**What is being asked**. Beneath this line sits some data. Return only its lines from the one holding "Rebuild this chart" through the one holding "tg_meas = [116, 81, 68, 65]", inclusive, exactly, with the images removed.

**Dataset rows**.

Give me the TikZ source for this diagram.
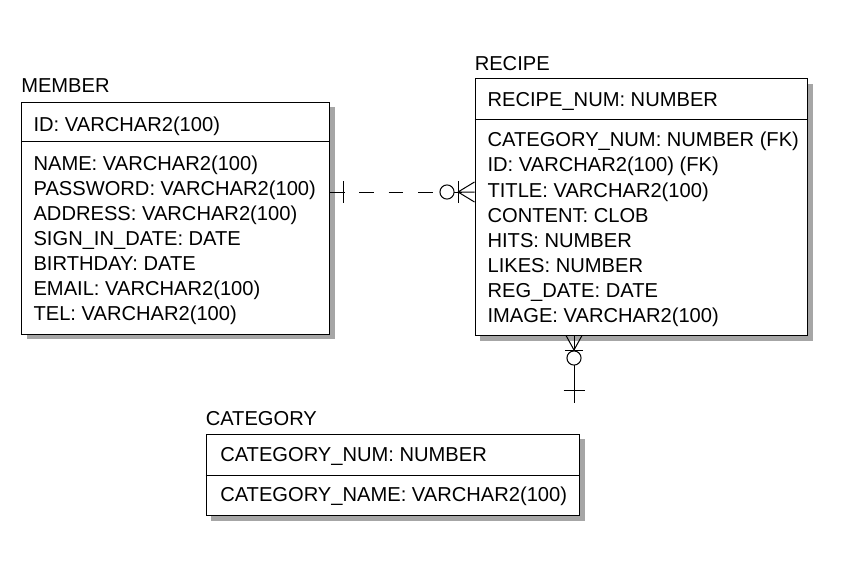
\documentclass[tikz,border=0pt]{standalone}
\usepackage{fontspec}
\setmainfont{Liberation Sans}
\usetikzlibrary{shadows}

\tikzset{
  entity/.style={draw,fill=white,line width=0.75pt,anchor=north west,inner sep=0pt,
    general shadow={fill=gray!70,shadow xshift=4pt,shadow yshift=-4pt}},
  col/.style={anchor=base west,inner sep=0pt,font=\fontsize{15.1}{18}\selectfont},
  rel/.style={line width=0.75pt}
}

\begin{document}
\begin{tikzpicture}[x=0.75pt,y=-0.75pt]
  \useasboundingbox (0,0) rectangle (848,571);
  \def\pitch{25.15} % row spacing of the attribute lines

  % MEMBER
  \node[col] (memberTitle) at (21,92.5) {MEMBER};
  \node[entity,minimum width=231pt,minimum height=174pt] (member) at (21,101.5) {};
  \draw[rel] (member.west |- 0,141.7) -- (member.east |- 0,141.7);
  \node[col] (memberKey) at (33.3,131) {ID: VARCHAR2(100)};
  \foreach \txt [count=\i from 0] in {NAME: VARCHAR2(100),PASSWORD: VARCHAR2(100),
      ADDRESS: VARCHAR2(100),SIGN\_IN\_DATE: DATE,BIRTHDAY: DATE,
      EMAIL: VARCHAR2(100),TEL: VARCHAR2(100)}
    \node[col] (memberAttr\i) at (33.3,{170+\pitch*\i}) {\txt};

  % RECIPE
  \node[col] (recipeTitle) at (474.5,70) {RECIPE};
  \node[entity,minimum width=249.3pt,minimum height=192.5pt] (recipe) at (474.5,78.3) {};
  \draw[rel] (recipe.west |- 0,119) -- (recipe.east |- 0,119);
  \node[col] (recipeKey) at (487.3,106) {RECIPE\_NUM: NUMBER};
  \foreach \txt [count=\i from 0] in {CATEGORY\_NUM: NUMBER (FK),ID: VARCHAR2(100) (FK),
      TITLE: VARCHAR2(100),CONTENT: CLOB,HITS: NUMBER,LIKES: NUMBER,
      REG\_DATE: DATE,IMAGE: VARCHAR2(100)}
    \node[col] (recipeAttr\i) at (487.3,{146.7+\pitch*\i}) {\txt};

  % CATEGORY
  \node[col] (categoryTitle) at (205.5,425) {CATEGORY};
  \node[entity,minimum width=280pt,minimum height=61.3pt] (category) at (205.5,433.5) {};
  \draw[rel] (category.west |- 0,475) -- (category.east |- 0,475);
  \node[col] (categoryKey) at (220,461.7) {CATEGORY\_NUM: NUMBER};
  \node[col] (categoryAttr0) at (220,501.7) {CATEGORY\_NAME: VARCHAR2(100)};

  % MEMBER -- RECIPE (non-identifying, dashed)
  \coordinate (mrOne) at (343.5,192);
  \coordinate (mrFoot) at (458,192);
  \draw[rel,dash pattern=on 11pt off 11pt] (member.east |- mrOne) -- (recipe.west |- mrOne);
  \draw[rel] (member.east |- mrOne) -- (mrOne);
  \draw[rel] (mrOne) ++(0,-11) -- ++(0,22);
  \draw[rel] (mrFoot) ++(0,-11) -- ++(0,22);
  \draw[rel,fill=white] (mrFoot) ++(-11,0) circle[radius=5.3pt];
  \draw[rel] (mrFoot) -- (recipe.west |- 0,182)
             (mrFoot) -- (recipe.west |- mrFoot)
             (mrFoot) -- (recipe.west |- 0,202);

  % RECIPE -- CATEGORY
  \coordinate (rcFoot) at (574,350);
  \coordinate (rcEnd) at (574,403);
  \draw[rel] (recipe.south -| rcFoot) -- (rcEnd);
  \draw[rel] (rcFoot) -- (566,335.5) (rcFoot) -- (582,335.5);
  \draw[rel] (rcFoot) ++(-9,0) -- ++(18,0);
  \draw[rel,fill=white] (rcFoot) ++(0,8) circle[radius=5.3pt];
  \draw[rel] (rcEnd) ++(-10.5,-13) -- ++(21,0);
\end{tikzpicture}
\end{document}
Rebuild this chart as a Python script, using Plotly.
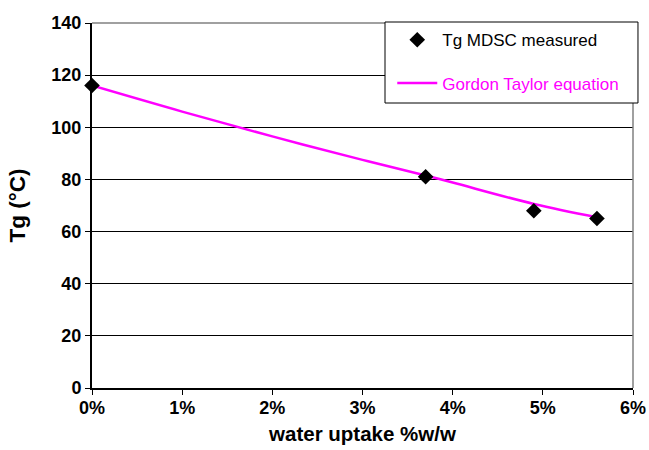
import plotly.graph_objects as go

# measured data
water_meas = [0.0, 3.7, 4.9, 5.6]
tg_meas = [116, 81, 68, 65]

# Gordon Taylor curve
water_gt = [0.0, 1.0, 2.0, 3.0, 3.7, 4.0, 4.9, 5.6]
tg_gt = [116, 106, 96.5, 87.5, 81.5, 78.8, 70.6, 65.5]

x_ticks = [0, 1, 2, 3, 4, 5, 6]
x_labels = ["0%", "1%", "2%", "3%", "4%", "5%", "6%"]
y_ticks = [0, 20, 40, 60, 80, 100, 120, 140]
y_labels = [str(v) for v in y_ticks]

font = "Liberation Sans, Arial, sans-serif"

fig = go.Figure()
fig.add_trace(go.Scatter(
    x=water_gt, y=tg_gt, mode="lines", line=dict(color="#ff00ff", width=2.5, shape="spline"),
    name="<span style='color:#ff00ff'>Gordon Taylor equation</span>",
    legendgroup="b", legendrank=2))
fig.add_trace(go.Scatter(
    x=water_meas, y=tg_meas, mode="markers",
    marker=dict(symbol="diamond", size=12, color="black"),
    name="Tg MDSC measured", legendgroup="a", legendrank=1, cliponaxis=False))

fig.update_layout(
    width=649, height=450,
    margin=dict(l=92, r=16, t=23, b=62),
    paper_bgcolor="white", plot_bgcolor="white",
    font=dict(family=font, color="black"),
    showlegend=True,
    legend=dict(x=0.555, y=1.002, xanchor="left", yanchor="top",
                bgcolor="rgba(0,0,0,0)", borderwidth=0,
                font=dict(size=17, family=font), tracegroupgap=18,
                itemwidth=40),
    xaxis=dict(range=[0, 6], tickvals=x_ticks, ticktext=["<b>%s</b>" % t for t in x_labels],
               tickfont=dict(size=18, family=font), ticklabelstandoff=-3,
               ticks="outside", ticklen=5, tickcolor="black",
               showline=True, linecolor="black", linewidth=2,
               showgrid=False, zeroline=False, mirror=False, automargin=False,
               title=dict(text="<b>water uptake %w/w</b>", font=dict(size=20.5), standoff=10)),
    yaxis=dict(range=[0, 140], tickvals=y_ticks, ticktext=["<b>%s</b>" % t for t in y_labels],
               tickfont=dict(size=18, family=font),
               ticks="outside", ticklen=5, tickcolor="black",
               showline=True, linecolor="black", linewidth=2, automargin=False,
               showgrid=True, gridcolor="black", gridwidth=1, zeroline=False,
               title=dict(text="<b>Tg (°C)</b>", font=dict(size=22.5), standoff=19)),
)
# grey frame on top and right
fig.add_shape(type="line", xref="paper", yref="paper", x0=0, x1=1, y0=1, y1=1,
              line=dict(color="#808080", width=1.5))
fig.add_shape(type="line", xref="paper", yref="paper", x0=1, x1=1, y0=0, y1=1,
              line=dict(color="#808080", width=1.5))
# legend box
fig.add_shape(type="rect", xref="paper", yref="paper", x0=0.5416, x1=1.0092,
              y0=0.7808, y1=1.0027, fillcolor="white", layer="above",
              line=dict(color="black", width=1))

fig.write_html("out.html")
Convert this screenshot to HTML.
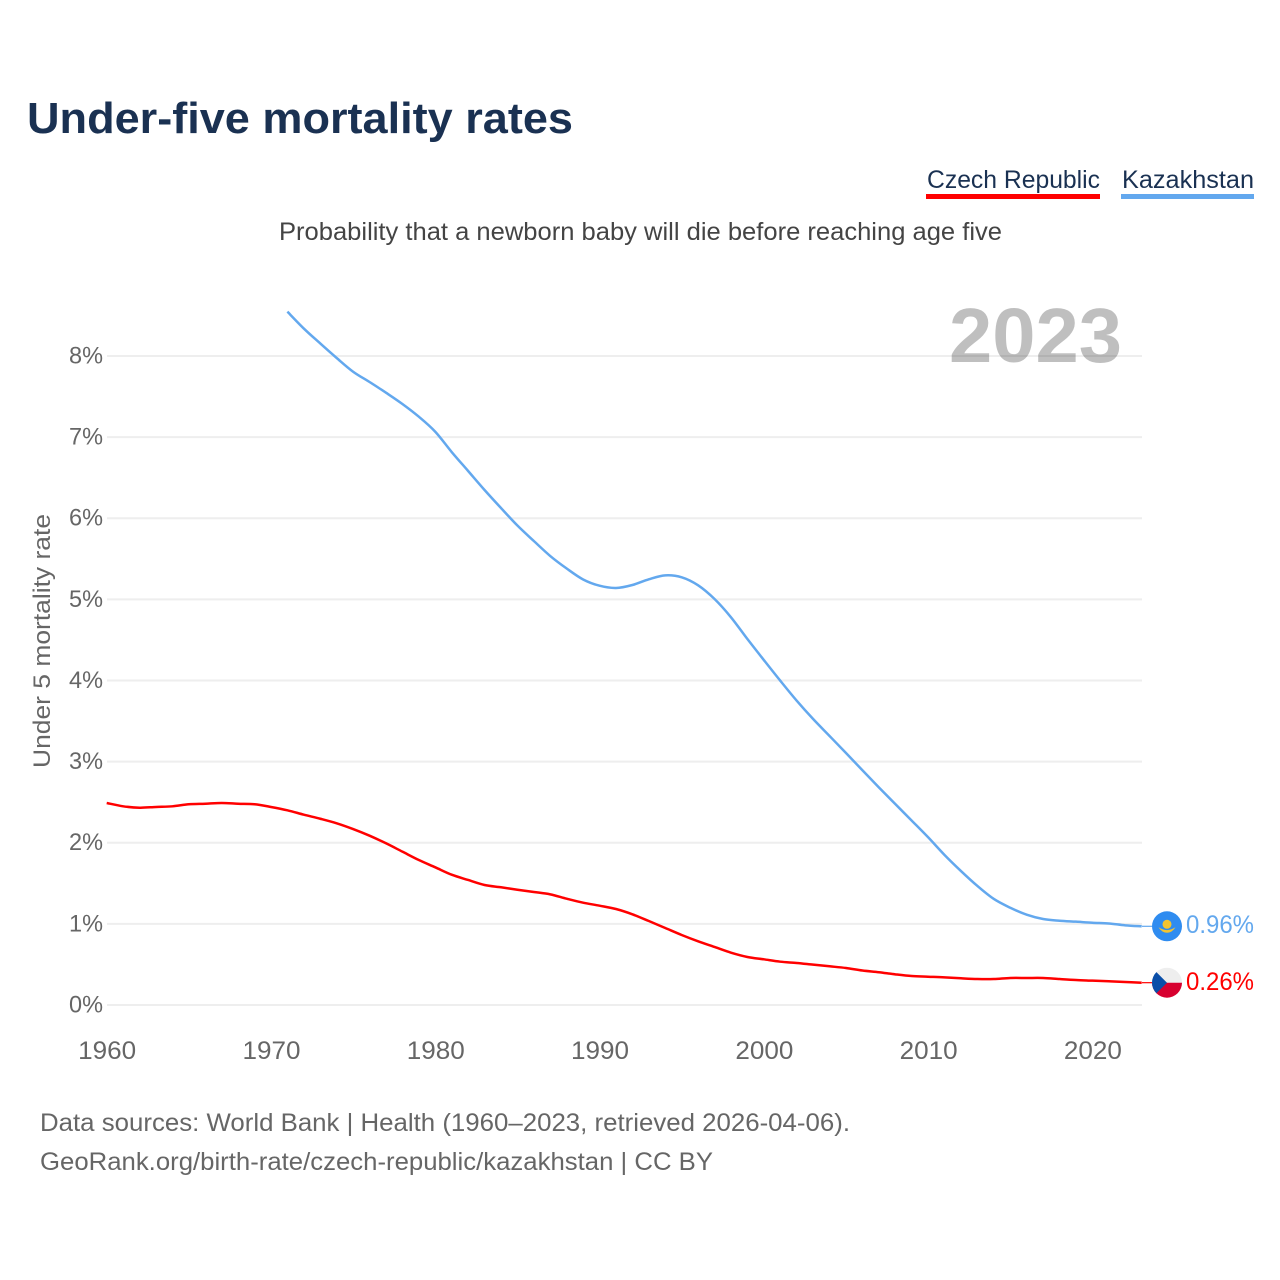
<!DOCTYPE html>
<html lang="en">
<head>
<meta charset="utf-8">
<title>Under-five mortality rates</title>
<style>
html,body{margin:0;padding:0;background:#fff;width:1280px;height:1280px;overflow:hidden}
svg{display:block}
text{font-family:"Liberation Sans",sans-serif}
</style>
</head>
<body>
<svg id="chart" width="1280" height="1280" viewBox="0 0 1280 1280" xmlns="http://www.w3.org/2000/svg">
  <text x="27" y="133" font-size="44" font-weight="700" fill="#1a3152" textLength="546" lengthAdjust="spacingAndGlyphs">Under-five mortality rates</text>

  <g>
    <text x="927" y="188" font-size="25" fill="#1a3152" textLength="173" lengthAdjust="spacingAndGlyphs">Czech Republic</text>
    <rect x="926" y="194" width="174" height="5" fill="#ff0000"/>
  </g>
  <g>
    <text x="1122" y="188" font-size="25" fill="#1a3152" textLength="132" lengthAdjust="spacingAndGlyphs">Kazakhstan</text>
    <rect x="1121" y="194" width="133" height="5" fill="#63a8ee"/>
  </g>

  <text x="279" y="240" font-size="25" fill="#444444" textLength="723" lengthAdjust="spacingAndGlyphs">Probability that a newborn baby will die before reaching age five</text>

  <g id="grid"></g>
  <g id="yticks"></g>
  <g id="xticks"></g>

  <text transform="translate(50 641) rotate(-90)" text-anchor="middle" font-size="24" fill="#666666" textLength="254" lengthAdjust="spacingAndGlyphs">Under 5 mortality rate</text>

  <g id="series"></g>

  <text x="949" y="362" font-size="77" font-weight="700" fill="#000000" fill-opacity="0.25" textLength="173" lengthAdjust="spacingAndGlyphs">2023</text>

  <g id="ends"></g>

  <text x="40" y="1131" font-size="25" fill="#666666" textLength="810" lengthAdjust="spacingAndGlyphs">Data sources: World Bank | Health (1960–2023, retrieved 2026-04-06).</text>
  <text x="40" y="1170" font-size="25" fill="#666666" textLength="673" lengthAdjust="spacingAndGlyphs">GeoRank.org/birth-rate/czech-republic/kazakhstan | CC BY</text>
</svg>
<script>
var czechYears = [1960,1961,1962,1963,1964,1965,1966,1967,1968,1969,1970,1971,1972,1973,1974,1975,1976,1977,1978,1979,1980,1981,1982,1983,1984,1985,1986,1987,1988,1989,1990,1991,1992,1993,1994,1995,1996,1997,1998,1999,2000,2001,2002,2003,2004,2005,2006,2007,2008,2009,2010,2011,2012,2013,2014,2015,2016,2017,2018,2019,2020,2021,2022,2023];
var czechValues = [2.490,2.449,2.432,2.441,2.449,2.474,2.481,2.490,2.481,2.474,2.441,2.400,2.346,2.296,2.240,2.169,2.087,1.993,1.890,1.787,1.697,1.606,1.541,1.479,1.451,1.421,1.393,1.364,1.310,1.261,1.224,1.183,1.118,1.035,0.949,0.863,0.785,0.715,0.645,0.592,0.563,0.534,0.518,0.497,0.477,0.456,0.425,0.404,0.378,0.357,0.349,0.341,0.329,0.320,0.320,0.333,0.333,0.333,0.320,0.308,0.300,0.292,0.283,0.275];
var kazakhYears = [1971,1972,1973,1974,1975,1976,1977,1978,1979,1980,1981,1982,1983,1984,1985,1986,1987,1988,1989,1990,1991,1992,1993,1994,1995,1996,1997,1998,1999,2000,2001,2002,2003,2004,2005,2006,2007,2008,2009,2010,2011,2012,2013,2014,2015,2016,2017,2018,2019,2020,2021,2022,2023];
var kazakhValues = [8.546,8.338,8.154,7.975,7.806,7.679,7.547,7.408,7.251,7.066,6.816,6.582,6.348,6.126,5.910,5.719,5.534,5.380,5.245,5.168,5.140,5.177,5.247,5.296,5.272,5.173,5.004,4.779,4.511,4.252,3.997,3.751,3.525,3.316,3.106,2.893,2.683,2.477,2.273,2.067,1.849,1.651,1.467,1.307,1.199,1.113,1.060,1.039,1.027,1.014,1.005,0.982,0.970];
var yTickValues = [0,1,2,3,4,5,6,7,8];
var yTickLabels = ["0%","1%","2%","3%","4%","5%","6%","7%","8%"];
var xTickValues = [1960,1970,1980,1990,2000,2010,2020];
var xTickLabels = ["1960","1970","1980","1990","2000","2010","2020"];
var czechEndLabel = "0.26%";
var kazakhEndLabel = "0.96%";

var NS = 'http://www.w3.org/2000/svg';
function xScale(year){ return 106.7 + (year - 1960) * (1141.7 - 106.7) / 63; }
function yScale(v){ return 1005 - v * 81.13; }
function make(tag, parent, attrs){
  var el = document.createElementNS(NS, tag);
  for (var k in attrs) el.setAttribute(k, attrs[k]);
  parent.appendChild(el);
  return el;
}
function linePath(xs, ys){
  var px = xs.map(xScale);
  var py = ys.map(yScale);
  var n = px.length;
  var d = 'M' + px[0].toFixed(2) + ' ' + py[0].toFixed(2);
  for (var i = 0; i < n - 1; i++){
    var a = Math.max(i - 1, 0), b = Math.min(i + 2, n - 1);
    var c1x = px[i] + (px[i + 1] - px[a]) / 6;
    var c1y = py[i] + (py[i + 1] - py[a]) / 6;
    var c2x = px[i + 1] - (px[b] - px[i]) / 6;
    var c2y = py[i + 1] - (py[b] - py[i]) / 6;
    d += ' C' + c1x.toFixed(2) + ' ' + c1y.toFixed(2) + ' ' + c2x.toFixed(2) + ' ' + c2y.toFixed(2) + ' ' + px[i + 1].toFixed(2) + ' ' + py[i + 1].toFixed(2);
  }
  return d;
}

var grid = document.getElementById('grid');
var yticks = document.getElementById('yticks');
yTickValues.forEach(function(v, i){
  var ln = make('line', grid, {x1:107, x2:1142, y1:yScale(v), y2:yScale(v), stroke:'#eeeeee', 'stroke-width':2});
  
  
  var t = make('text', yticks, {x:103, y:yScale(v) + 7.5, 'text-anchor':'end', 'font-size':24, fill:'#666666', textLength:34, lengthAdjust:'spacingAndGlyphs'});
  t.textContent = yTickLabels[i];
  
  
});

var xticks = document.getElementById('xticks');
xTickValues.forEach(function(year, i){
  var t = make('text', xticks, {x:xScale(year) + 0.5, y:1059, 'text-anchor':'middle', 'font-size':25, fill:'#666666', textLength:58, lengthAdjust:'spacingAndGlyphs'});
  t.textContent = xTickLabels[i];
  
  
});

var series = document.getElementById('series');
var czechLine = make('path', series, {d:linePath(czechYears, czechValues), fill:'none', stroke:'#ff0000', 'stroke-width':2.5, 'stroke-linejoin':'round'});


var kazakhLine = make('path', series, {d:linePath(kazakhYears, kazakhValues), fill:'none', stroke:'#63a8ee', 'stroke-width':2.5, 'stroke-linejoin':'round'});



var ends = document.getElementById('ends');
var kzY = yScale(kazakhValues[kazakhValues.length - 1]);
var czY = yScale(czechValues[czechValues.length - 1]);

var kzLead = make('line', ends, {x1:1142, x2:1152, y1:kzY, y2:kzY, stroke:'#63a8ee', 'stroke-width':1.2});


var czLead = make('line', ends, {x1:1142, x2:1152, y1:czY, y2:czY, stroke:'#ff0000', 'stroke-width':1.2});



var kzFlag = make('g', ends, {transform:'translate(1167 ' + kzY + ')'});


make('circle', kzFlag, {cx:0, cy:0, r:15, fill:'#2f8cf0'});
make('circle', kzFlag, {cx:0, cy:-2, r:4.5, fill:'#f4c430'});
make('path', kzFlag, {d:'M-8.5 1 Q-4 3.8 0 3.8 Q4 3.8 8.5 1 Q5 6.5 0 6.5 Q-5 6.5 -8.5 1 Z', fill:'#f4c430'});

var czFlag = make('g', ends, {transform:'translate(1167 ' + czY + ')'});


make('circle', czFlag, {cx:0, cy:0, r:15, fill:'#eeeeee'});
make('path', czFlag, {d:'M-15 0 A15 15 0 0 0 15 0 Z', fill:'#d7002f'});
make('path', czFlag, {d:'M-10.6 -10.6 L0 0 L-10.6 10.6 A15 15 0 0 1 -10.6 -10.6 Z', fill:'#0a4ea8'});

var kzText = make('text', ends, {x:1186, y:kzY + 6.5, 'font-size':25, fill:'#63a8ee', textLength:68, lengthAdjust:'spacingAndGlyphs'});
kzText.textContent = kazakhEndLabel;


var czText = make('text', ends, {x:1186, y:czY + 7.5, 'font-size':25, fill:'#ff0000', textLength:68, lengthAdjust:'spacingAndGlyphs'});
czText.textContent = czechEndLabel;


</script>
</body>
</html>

**The response**.
Rebuild this chart as a Python script, using Plotly.
import plotly.graph_objects as go

# measured data
water_meas = [0.0, 3.7, 4.9, 5.6]
tg_meas = [116, 81, 68, 65]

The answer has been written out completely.